Kyllo v. United States held that police conducted a Fourth Amendment search when they used a thermal-imaging device from outside a home to detect heat patterns inside. The case protects the home against some technology-enhanced surveillance that reveals details otherwise unknowable without physical entry.
Agents used a thermal imager to scan Kyllo's triplex from outside, then used that information with other evidence to obtain a search warrant. The Ninth Circuit held the scan was not a search; the Supreme Court reversed.
Does using a thermal-imaging device from outside a home to detect heat patterns inside the home count as a Fourth Amendment search?
When the government uses sense-enhancing technology not in general public use to obtain information about the interior of a home that could not otherwise be learned without physical intrusion, that surveillance is a Fourth Amendment search. The thermal scan of Kyllo's home therefore required Fourth Amendment justification.
How the justices lined up in this decision.

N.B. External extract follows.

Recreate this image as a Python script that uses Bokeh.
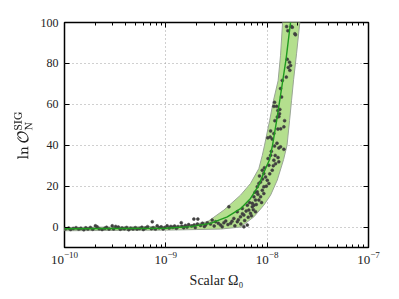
from bokeh.plotting import figure
from bokeh.models import LogAxis, LinearAxis, CustomJSTickFormatter, FixedTicker
from bokeh.embed import file_html
from bokeh.resources import INLINE

# ---- data ----
mean_omega = [1.0e-10, 1.0e-9, 1.75e-9, 2.76e-9, 4.04e-9, 5.46e-9, 6.85e-9, 8.28e-9,
              9.64e-9, 1.057e-8, 1.13e-8, 1.24e-8, 1.39e-8, 1.54e-8, 1.70e-8, 1.78e-8]
mean_lnO = [-0.8, -0.6, 0.2, 1.8, 5.0, 9.0, 14.0, 20.5,
            28.6, 33.0, 40.0, 52.0, 68.0, 82.5, 100.0, 110.0]

upper_omega = [1.0e-10, 1.016e-9, 1.75e-9, 2.58e-9, 3.74e-9, 5.46e-9, 6.85e-9, 8.28e-9,
               8.95e-9, 9.42e-9, 1.057e-8, 1.156e-8, 1.282e-8, 1.355e-8, 1.419e-8, 1.45e-8]
upper_lnO = [-0.2, 0.2, 1.0, 2.6, 8.3, 15.6, 21.3, 28.6,
             35.0, 40.0, 52.0, 62.0, 71.5, 84.0, 100.0, 106.0]

lower_omega = [1.0e-10, 1.016e-9, 3.47e-9, 5.46e-9, 7.40e-9, 9.27e-9, 1.081e-8, 1.259e-8,
               1.452e-8, 1.571e-8, 1.663e-8, 1.741e-8, 1.823e-8, 1.952e-8, 2.10e-8, 2.16e-8]
lower_lnO = [-1.8, -1.5, -1.0, 0.0, 5.0, 10.7, 15.6, 23.0,
             33.0, 40.0, 52.0, 62.0, 72.0, 85.0, 100.0, 106.0]

sample_omega = [
    1.02e-10, 1.1e-10, 1.15e-10, 1.22e-10, 1.3e-10, 1.38e-10, 1.45e-10, 1.55e-10, 1.62e-10, 1.7e-10,
    1.8e-10, 1.9e-10, 2.02e-10, 2.1e-10, 2.2e-10, 2.35e-10, 2.5e-10, 2.6e-10, 2.75e-10, 2.96e-10,
    3.05e-10, 3.2e-10, 3.4e-10, 3.55e-10, 3.7e-10, 3.9e-10, 4.1e-10, 4.3e-10, 4.5e-10, 4.75e-10,
    5.0e-10, 5.2e-10, 5.5e-10, 5.8e-10, 6.0e-10, 6.3e-10, 6.6e-10, 7.35e-10, 7.2e-10, 7.5e-10,
    7.9e-10, 8.22e-10, 8.6e-10, 9.0e-10, 9.4e-10, 9.8e-10, 1.03e-9, 1.08e-9, 1.12e-9, 1.17e-9,
    1.22e-9, 1.27e-9, 1.32e-9, 1.42e-9, 1.44e-9, 1.5e-9, 1.56e-9, 1.62e-9, 1.68e-9, 1.89e-9,
    1.8e-9, 2.07e-9, 1.9e-9, 1.95e-9, 2.57e-9, 2.05e-9, 2.87e-9, 2.2e-9, 2.3e-9, 2.4e-9,
    2.466e-9, 2.76e-9, 3.10e-9, 3.47e-9, 3.74e-9, 4.19e-9, 4.36e-9, 4.69e-9, 5.07e-9, 5.07e-9,
    5.46e-9, 5.68e-9, 5.89e-9, 5.89e-9, 6.37e-9, 6.37e-9, 6.59e-9, 6.85e-9, 7.13e-9, 7.13e-9,
    7.40e-9, 7.40e-9, 7.67e-9, 7.67e-9, 7.98e-9, 7.98e-9, 8.28e-9, 8.28e-9, 8.61e-9, 8.61e-9,
    8.95e-9, 8.95e-9, 9.27e-9, 9.27e-9, 9.27e-9, 9.64e-9, 1.002e-8, 1.040e-8, 1.040e-8, 1.081e-8,
    1.122e-8, 1.164e-8, 1.211e-8, 1.303e-8,
    3.0e-9, 3.3e-9, 3.6e-9, 3.9e-9, 4.1e-9, 4.5e-9, 4.8e-9, 5.2e-9, 5.5e-9, 5.7e-9,
    6.0e-9, 6.2e-9, 6.5e-9, 6.7e-9, 7.0e-9, 7.3e-9, 7.6e-9, 7.8e-9, 8.1e-9, 8.4e-9,
    8.8e-9, 9.0e-9, 9.4e-9, 9.8e-9, 1.02e-8, 1.06e-8, 1.1e-8, 1.15e-8, 1.2e-8, 1.25e-8, 1.28e-8,
    1.183e-8, 1.303e-8, 1.355e-8, 1.014e-8, 1.072e-8, 1.164e-8, 1.276e-8, 1.081e-8, 1.486e-8, 1.259e-8,
    1.324e-8, 1.276e-8, 1.164e-8, 1.183e-8, 1.387e-8, 1.355e-8, 1.409e-8, 1.546e-8, 1.675e-8, 1.615e-8,
    1.702e-8, 1.663e-8, 1.578e-8, 1.875e-8, 1.770e-8, 1.600e-8, 1.556e-8, 1.729e-8, 1.905e-8,
    1.122e-8, 1.462e-8, 1.462e-8, 1.191e-8, 1.358e-8, 1.306e-8, 1.239e-8, 1.334e-8,
]
sample_lnO = [
    -0.9, -0.5, -1.2, -0.7, -0.3, -1.0, -0.6, -1.3, -0.4, -0.9,
    -0.2, -1.1, 0.6, 0.1, -0.8, -1.2, -0.6, -0.1, -1.0, 0.6,
    -0.9, 0.3, 0.0, -1.1, -0.5, -0.8, -0.2, -1.3, -0.6, -0.9,
    -0.3, -1.0, -0.7, -0.1, -1.2, -0.5, 0.2, 2.6, -0.8, -0.3,
    -1.0, 0.6, -0.4, 0.1, -0.9, -0.2, 0.6, -0.5, 0.3, -0.1,
    0.5, -0.6, 0.2, 2.1, 0.4, -0.3, 0.8, 0.0, 1.2, 3.9,
    0.5, 3.9, 1.0, -0.2, 2.1, 1.5, 3.4, 0.8, 1.9, 0.3,
    1.0, 1.5, 2.6, 1.0, 2.1, 9.9, 1.8, 4.2, 2.6, 7.5,
    5.0, 9.1, 5.9, 0.1, 1.0, 10.7, 8.3, 6.7, 11.6, 9.9,
    10.7, 14.8, 7.5, 13.2, 19.7, 17.2, 13.2, 21.3, 22.0, 14.8,
    18.0, 27.8, 26.2, 19.7, 16.4, 24.5, 22.9, 30.2, 21.3, 35.1,
    27.8, 32.7, 31.0, 31.9,
    0.5, 1.8, 0.2, 3.0, 1.2, 2.8, 0.6, 3.6, 1.5, 6.5,
    3.2, 7.8, 4.8, 12.0, 5.5, 8.5, 17.0, 11.0, 16.0, 25.0,
    12.0, 23.5, 29.0, 20.0, 33.5, 26.0, 37.0, 30.0, 35.0, 41.0, 34.0,
    39.6, 38.7, 39.2, 43.6, 44.0, 45.7, 47.9, 47.0, 52.0, 53.8,
    55.4, 57.0, 59.0, 61.0, 63.6, 67.7, 71.7, 73.3, 76.6, 78.0,
    79.0, 80.6, 82.0, 94.5, 97.7, 96.0, 98.0, 98.0, 94.0,
    43.0, 38.0, 49.0, 52.0, 48.0, 54.0, 59.0, 57.5,
]

x_ticks = [1e-10, 1e-9, 1e-8, 1e-7]
x_minor = [k * d for d in [1e-10, 1e-9, 1e-8] for k in range(2, 10)]
y_ticks = [0, 20, 40, 60, 80, 100]

SERIF = "Liberation Serif"

p = figure(width=391, height=291, x_axis_type="log", x_range=(1e-10, 1e-7), y_range=(-10, 100),
           output_backend="svg", toolbar_location=None,
           min_border_left=64, min_border_right=23, min_border_top=22, min_border_bottom=44)

p.outline_line_color = "black"
p.outline_line_width = 1.5

band_x = upper_omega + lower_omega[::-1]
band_y = upper_lnO + lower_lnO[::-1]
p.patch(band_x, band_y, fill_color="#b4df8e", fill_alpha=1.0, line_color="#9aa596", line_width=1)
p.scatter(sample_omega, sample_lnO, size=3.0, fill_color="#404040", line_color="#404040", line_width=0.5)
p.line(mean_omega, mean_lnO, line_color="#1f9a1f", line_width=1.4)

# grid
for g in (p.xgrid, p.ygrid):
    g.grid_line_color = "#a0a0a0"
    g.grid_line_dash = "1 3"
    g.grid_line_width = 1
p.xgrid.ticker = FixedTicker(ticks=x_ticks)
p.ygrid.ticker = FixedTicker(ticks=y_ticks)

def style_axis(ax):
    ax.axis_line_color = None
    ax.major_tick_in = 5
    ax.major_tick_out = 0
    ax.minor_tick_in = 3
    ax.minor_tick_out = 0
    ax.major_tick_line_width = 1
    ax.major_label_text_font = SERIF
    ax.major_label_text_font_size = "12px"
    ax.major_label_text_color = "#222222"
    ax.axis_label_text_font = SERIF
    ax.axis_label_text_font_style = "normal"
    ax.axis_label_text_font_size = "14px"
    ax.axis_label_text_color = "#222222"

xa = p.xaxis[0]
ya = p.yaxis[0]
style_axis(xa)
style_axis(ya)
xa.ticker = FixedTicker(ticks=x_ticks, minor_ticks=x_minor)
xa.major_label_text_font_size = "13px"
ya.ticker = FixedTicker(ticks=y_ticks)
ya.minor_tick_in = 0
xa.axis_label = "Scalar Ω₀"
ya.axis_label = r"$$\ln \mathcal{O}^{\rm SIG}_{\rm N}$$"
xa.major_label_standoff = 4
xa.axis_label_standoff = 6
ya.major_label_standoff = 6

top = LogAxis(ticker=FixedTicker(ticks=x_ticks, minor_ticks=x_minor),
              formatter=CustomJSTickFormatter(code="return ''"))
right = LinearAxis(ticker=FixedTicker(ticks=y_ticks), formatter=CustomJSTickFormatter(code="return ''"))
for ax in (top, right):
    style_axis(ax)
    ax.major_label_standoff = 0
right.minor_tick_in = 0
p.add_layout(top, "above")
p.add_layout(right, "right")

open("out.html", "w").write(file_html(p, INLINE))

Kyllo is a core technology-and-privacy case. It protects the home against government efforts to use new tools to learn interior details from outside, and it warns that Fourth Amendment protection cannot shrink just because surveillance technology improves.
Justice Scalia wrote for a five-justice majority joined by Justices Souter, Thomas, Ginsburg, and Breyer. Justice Stevens dissented, joined by Chief Justice Rehnquist and Justices O'Connor and Kennedy.